In most cases, they were right. The Warburg bank survived both world wars. The BIS survived. Standard Oil became one of the largest companies in human history. The Bush family entered politics. The Dulles brothers ran American foreign policy for a decade. None of them stood in a dock at Nuremberg.

Some of these arrangements were legal under the laws of their time. Some were not. What they shared was a logic: that money is not patriotic, that capital does not mourn, and that those who control its flow are, in a very practical sense, above the conflicts that destroy everyone else.

The specific names and institutions of WWI and WWII are historical. The logic is not. Every major armed conflict of the past century has produced its own version of the same story: financial interests that span the divide, corporate arrangements that survive the bombing, banking institutions that continue processing transactions while governments collapse and populations flee.

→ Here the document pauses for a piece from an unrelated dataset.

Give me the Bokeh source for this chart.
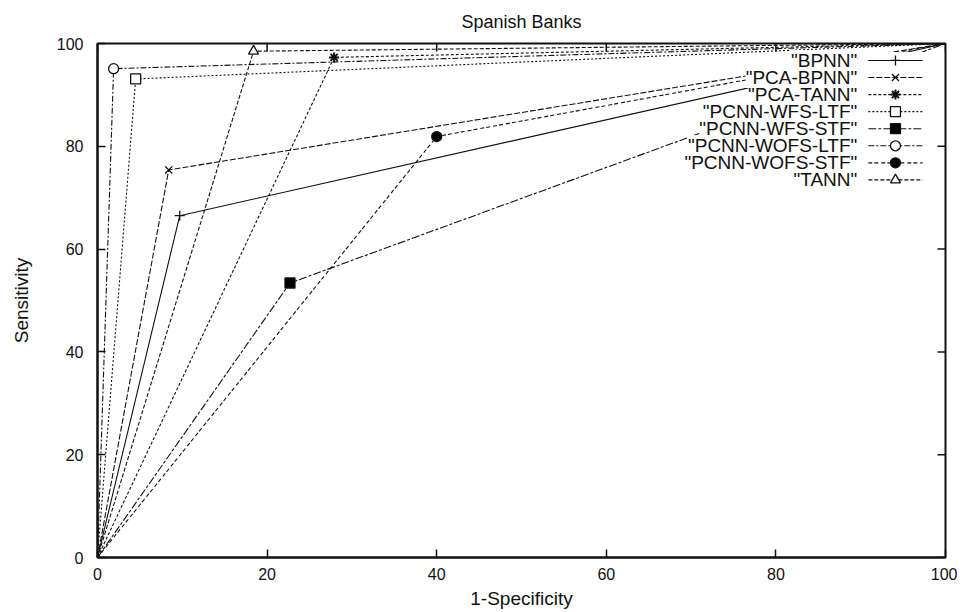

Understanding that history’s greatest wars were not simply ideological or territorial contests but also enormous financial events, with investors on both sides hedging accordingly, does not make the suffering of those wars any less real. It makes it more complicated. And it raises a question that has never been satisfactorily answered: if the financiers knew the cost of these wars before they began, and profited from them regardless of outcome, then who, exactly, were these wars fought for?

The soldiers had nations. The bankers had accounts. Only one of those things crosses borders without a visa.